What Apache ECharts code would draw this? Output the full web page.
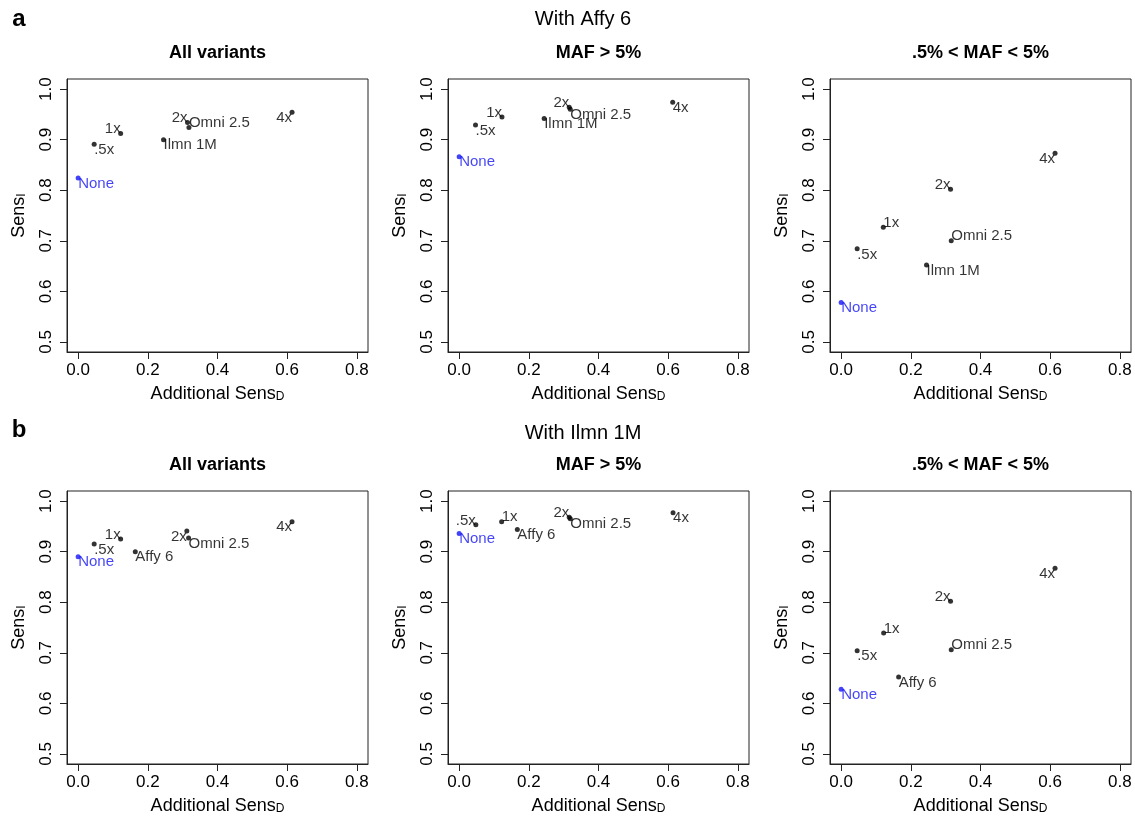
<!DOCTYPE html>
<html><head><meta charset="utf-8">
<script src="https://cdn.jsdelivr.net/npm/echarts@6/dist/echarts.min.js"></script>
<style>html,body{margin:0;padding:0;background:#fff}#c{width:1135px;height:817px}</style>
</head><body><div id="c"></div>
<script>
const FONT = "'Liberation Sans', Arial, Helvetica, sans-serif";

// ---- data ----
const rowLetters = ['a', 'b'];
const rowTitles = ['With Affy 6', 'With Ilmn 1M'];
const panelTitles = ['All variants', 'MAF > 5%', '.5% < MAF < 5%'];
const xTicks = [0, 0.2, 0.4, 0.6, 0.8];
const yTicks = [0.5, 0.6, 0.7, 0.8, 0.9, 1.0];

const namesA = ['None', '.5x', '1x', '2x', '4x', 'Ilmn 1M', 'Omni 2.5'];
const namesB = ['None', '.5x', '1x', '2x', '4x', 'Affy 6', 'Omni 2.5'];

// Row a: with Affy 6
const a1X = [0, 0.046, 0.122, 0.314, 0.614, 0.245, 0.318];
const a1Y = [0.824, 0.891, 0.912, 0.934, 0.954, 0.900, 0.924];
const a2X = [0, 0.047, 0.123, 0.316, 0.613, 0.244, 0.319];
const a2Y = [0.866, 0.929, 0.945, 0.964, 0.974, 0.942, 0.960];
const a3X = [0, 0.046, 0.121, 0.314, 0.614, 0.245, 0.316];
const a3Y = [0.578, 0.684, 0.727, 0.802, 0.873, 0.652, 0.700];
// Row b: with Ilmn 1M
const b1X = [0, 0.046, 0.122, 0.312, 0.614, 0.164, 0.317];
const b1Y = [0.890, 0.915, 0.925, 0.941, 0.959, 0.900, 0.927];
const b2X = [0, 0.048, 0.122, 0.316, 0.614, 0.167, 0.319];
const b2Y = [0.936, 0.953, 0.959, 0.968, 0.977, 0.944, 0.965];
const b3X = [0, 0.046, 0.122, 0.314, 0.614, 0.165, 0.316];
const b3Y = [0.628, 0.704, 0.739, 0.802, 0.867, 0.652, 0.706];

// ---- label placement (layout only) ----
const anchorsA1 = ['tl', 'tl', 'br', 'br', 'tr', 'tl', 'bl'];
const anchorsA2 = ['tl', 'tl', 'br', 'br', 'tl', 'tl', 'tl'];
const anchorsA3 = ['tl', 'tl', 'bl', 'br', 'tr', 'tl', 'bl'];
const anchorsB1 = ['tl', 'tl', 'br', 'tr', 'tr', 'tl', 'tl'];
const anchorsB2 = ['tl', 'br', 'bl', 'br', 'tl', 'tl', 'tl'];
const anchorsB3 = ['tl', 'tl', 'bl', 'br', 'tr', 'tl', 'bl'];

const panels = [
  { names: namesA, xs: a1X, ys: a1Y, anchors: anchorsA1 },
  { names: namesA, xs: a2X, ys: a2Y, anchors: anchorsA2 },
  { names: namesA, xs: a3X, ys: a3Y, anchors: anchorsA3 },
  { names: namesB, xs: b1X, ys: b1Y, anchors: anchorsB1 },
  { names: namesB, xs: b2X, ys: b2Y, anchors: anchorsB2 },
  { names: namesB, xs: b3X, ys: b3Y, anchors: anchorsB3 }
];

const colLefts = [67, 448, 830];
const rowTops = [79, 491];
const GW = 301, GH = 273;
const BLUE = '#1414f5';
const INK = '#000';

function anchorLabel(a) {
  const m = {
    tl: { align: 'left', verticalAlign: 'top', offset: [0, -2] },
    tr: { align: 'right', verticalAlign: 'top', offset: [0, -2] },
    bl: { align: 'left', verticalAlign: 'bottom', offset: [0, 3] },
    br: { align: 'right', verticalAlign: 'bottom', offset: [0, 3] }
  }[a];
  return Object.assign({ position: ['50%', '50%'] }, m);
}

const richName = {
  n: { fontSize: 18, fontFamily: FONT, color: INK, verticalAlign: 'top', lineHeight: 18 },
  s: { fontSize: 12, fontFamily: FONT, color: INK, verticalAlign: 'bottom', lineHeight: 12, padding: [10, 0, 0, 0] }
};

const grids = [], xAxes = [], yAxes = [], series = [], graphics = [];
panels.forEach((p, i) => {
  const r = Math.floor(i / 3), c = i % 3;
  grids.push({ left: colLefts[c], top: rowTops[r], width: GW, height: GH,
    show: true, borderColor: '#222', borderWidth: 1, backgroundColor: 'transparent' });
  xAxes.push({
    gridIndex: i, type: 'value', min: -0.032, max: 0.832,
    name: '{n|Additional Sens}{s|D}', nameLocation: 'middle', nameGap: 33,
    nameTextStyle: { rich: richName },
    axisLine: { show: true, onZero: false, lineStyle: { color: '#222', width: 1 } },
    axisTick: { show: true, length: 7, customValues: xTicks, lineStyle: { color: '#222' } },
    axisLabel: { customValues: xTicks, formatter: v => v.toFixed(1), fontSize: 17,
      fontFamily: FONT, color: INK, margin: 10 },
    splitLine: { show: false }
  });
  yAxes.push({
    gridIndex: i, type: 'value', min: 0.48, max: 1.02,
    name: '{n|Sens}{s|I}', nameLocation: 'middle', nameRotate: 90, nameGap: 39,
    nameTextStyle: { rich: richName },
    axisLine: { show: true, onZero: false, lineStyle: { color: '#222', width: 1 } },
    axisTick: { show: true, length: 7, customValues: yTicks, lineStyle: { color: '#222' } },
    axisLabel: { customValues: yTicks, formatter: v => v.toFixed(1), fontSize: 17,
      fontFamily: FONT, color: INK, margin: 12, rotate: 90 },
    splitLine: { show: false }
  });
  series.push({
    type: 'scatter', xAxisIndex: i, yAxisIndex: i, symbol: 'circle', symbolSize: 5,
    silent: true,
    data: p.names.map((n, k) => {
      const col = n === 'None' ? BLUE : INK;
      return {
        name: n, value: [p.xs[k], p.ys[k]],
        itemStyle: { color: col },
        label: Object.assign({ show: true, formatter: '{b}', fontSize: 15, fontFamily: FONT,
          color: col, lineHeight: 15 }, anchorLabel(p.anchors[k]))
      };
    })
  });
  graphics.push({ type: 'text', x: colLefts[c] + GW / 2, y: rowTops[r] - 26,
    style: { text: panelTitles[c], font: 'bold 18px ' + FONT, fill: INK,
      textAlign: 'center', textVerticalAlign: 'middle' } });
});
[0, 1].forEach(r => {
  graphics.push({ type: 'text', x: 19, y: r === 0 ? 19 : 430,
    style: { text: rowLetters[r], font: 'bold 24px ' + FONT, fill: INK,
      textAlign: 'center', textVerticalAlign: 'middle' } });
  graphics.push({ type: 'text', x: 583, y: r === 0 ? 19 : 433,
    style: { text: rowTitles[r], font: '20px ' + FONT, fill: INK,
      textAlign: 'center', textVerticalAlign: 'middle' } });
});

const chart = echarts.init(document.getElementById('c'), null, { renderer: 'canvas' });
chart.setOption({
  animation: false, backgroundColor: '#fff',
  grid: grids, xAxis: xAxes, yAxis: yAxes, series: series, graphic: graphics
});
</script></body></html>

#### DESCRIPTION OF THE TASK
Output the material word for word, omitting its pictures.

#### FINAL RESULT
What Apache ECharts code would draw this? Output the full web page.
<!DOCTYPE html>
<html><head><meta charset="utf-8">
<script src="https://cdn.jsdelivr.net/npm/echarts@6/dist/echarts.min.js"></script>
<style>html,body{margin:0;padding:0;background:#fff}#c{width:1135px;height:817px}</style>
</head><body><div id="c"></div>
<script>
const FONT = "'Liberation Sans', Arial, Helvetica, sans-serif";

// ---- data ----
const rowLetters = ['a', 'b'];
const rowTitles = ['With Affy 6', 'With Ilmn 1M'];
const panelTitles = ['All variants', 'MAF > 5%', '.5% < MAF < 5%'];
const xTicks = [0, 0.2, 0.4, 0.6, 0.8];
const yTicks = [0.5, 0.6, 0.7, 0.8, 0.9, 1.0];

const namesA = ['None', '.5x', '1x', '2x', '4x', 'Ilmn 1M', 'Omni 2.5'];
const namesB = ['None', '.5x', '1x', '2x', '4x', 'Affy 6', 'Omni 2.5'];

// Row a: with Affy 6
const a1X = [0, 0.046, 0.122, 0.314, 0.614, 0.245, 0.318];
const a1Y = [0.824, 0.891, 0.912, 0.934, 0.954, 0.900, 0.924];
const a2X = [0, 0.047, 0.123, 0.316, 0.613, 0.244, 0.319];
const a2Y = [0.866, 0.929, 0.945, 0.964, 0.974, 0.942, 0.960];
const a3X = [0, 0.046, 0.121, 0.314, 0.614, 0.245, 0.316];
const a3Y = [0.578, 0.684, 0.727, 0.802, 0.873, 0.652, 0.700];
// Row b: with Ilmn 1M
const b1X = [0, 0.046, 0.122, 0.312, 0.614, 0.164, 0.317];
const b1Y = [0.890, 0.915, 0.925, 0.941, 0.959, 0.900, 0.927];
const b2X = [0, 0.048, 0.122, 0.316, 0.614, 0.167, 0.319];
const b2Y = [0.936, 0.953, 0.959, 0.968, 0.977, 0.944, 0.965];
const b3X = [0, 0.046, 0.122, 0.314, 0.614, 0.165, 0.316];
const b3Y = [0.628, 0.704, 0.739, 0.802, 0.867, 0.652, 0.706];

// ---- label placement (layout only) ----
const anchorsA1 = ['tl', 'tl', 'br', 'br', 'tr', 'tl', 'bl'];
const anchorsA2 = ['tl', 'tl', 'br', 'br', 'tl', 'tl', 'tl'];
const anchorsA3 = ['tl', 'tl', 'bl', 'br', 'tr', 'tl', 'bl'];
const anchorsB1 = ['tl', 'tl', 'br', 'tr', 'tr', 'tl', 'tl'];
const anchorsB2 = ['tl', 'br', 'bl', 'br', 'tl', 'tl', 'tl'];
const anchorsB3 = ['tl', 'tl', 'bl', 'br', 'tr', 'tl', 'bl'];

const panels = [
  { names: namesA, xs: a1X, ys: a1Y, anchors: anchorsA1 },
  { names: namesA, xs: a2X, ys: a2Y, anchors: anchorsA2 },
  { names: namesA, xs: a3X, ys: a3Y, anchors: anchorsA3 },
  { names: namesB, xs: b1X, ys: b1Y, anchors: anchorsB1 },
  { names: namesB, xs: b2X, ys: b2Y, anchors: anchorsB2 },
  { names: namesB, xs: b3X, ys: b3Y, anchors: anchorsB3 }
];

const colLefts = [67, 448, 830];
const rowTops = [79, 491];
const GW = 301, GH = 273;
const BLUE = '#1414f5';
const INK = '#000';

function anchorLabel(a) {
  const m = {
    tl: { align: 'left', verticalAlign: 'top', offset: [0, -2] },
    tr: { align: 'right', verticalAlign: 'top', offset: [0, -2] },
    bl: { align: 'left', verticalAlign: 'bottom', offset: [0, 3] },
    br: { align: 'right', verticalAlign: 'bottom', offset: [0, 3] }
  }[a];
  return Object.assign({ position: ['50%', '50%'] }, m);
}

const richName = {
  n: { fontSize: 18, fontFamily: FONT, color: INK, verticalAlign: 'top', lineHeight: 18 },
  s: { fontSize: 12, fontFamily: FONT, color: INK, verticalAlign: 'bottom', lineHeight: 12, padding: [10, 0, 0, 0] }
};

const grids = [], xAxes = [], yAxes = [], series = [], graphics = [];
panels.forEach((p, i) => {
  const r = Math.floor(i / 3), c = i % 3;
  grids.push({ left: colLefts[c], top: rowTops[r], width: GW, height: GH,
    show: true, borderColor: '#222', borderWidth: 1, backgroundColor: 'transparent' });
  xAxes.push({
    gridIndex: i, type: 'value', min: -0.032, max: 0.832,
    name: '{n|Additional Sens}{s|D}', nameLocation: 'middle', nameGap: 33,
    nameTextStyle: { rich: richName },
    axisLine: { show: true, onZero: false, lineStyle: { color: '#222', width: 1 } },
    axisTick: { show: true, length: 7, customValues: xTicks, lineStyle: { color: '#222' } },
    axisLabel: { customValues: xTicks, formatter: v => v.toFixed(1), fontSize: 17,
      fontFamily: FONT, color: INK, margin: 10 },
    splitLine: { show: false }
  });
  yAxes.push({
    gridIndex: i, type: 'value', min: 0.48, max: 1.02,
    name: '{n|Sens}{s|I}', nameLocation: 'middle', nameRotate: 90, nameGap: 39,
    nameTextStyle: { rich: richName },
    axisLine: { show: true, onZero: false, lineStyle: { color: '#222', width: 1 } },
    axisTick: { show: true, length: 7, customValues: yTicks, lineStyle: { color: '#222' } },
    axisLabel: { customValues: yTicks, formatter: v => v.toFixed(1), fontSize: 17,
      fontFamily: FONT, color: INK, margin: 12, rotate: 90 },
    splitLine: { show: false }
  });
  series.push({
    type: 'scatter', xAxisIndex: i, yAxisIndex: i, symbol: 'circle', symbolSize: 5,
    silent: true,
    data: p.names.map((n, k) => {
      const col = n === 'None' ? BLUE : INK;
      return {
        name: n, value: [p.xs[k], p.ys[k]],
        itemStyle: { color: col },
        label: Object.assign({ show: true, formatter: '{b}', fontSize: 15, fontFamily: FONT,
          color: col, lineHeight: 15 }, anchorLabel(p.anchors[k]))
      };
    })
  });
  graphics.push({ type: 'text', x: colLefts[c] + GW / 2, y: rowTops[r] - 26,
    style: { text: panelTitles[c], font: 'bold 18px ' + FONT, fill: INK,
      textAlign: 'center', textVerticalAlign: 'middle' } });
});
[0, 1].forEach(r => {
  graphics.push({ type: 'text', x: 19, y: r === 0 ? 19 : 430,
    style: { text: rowLetters[r], font: 'bold 24px ' + FONT, fill: INK,
      textAlign: 'center', textVerticalAlign: 'middle' } });
  graphics.push({ type: 'text', x: 583, y: r === 0 ? 19 : 433,
    style: { text: rowTitles[r], font: '20px ' + FONT, fill: INK,
      textAlign: 'center', textVerticalAlign: 'middle' } });
});

const chart = echarts.init(document.getElementById('c'), null, { renderer: 'canvas' });
chart.setOption({
  animation: false, backgroundColor: '#fff',
  grid: grids, xAxis: xAxes, yAxis: yAxes, series: series, graphic: graphics
});
</script></body></html>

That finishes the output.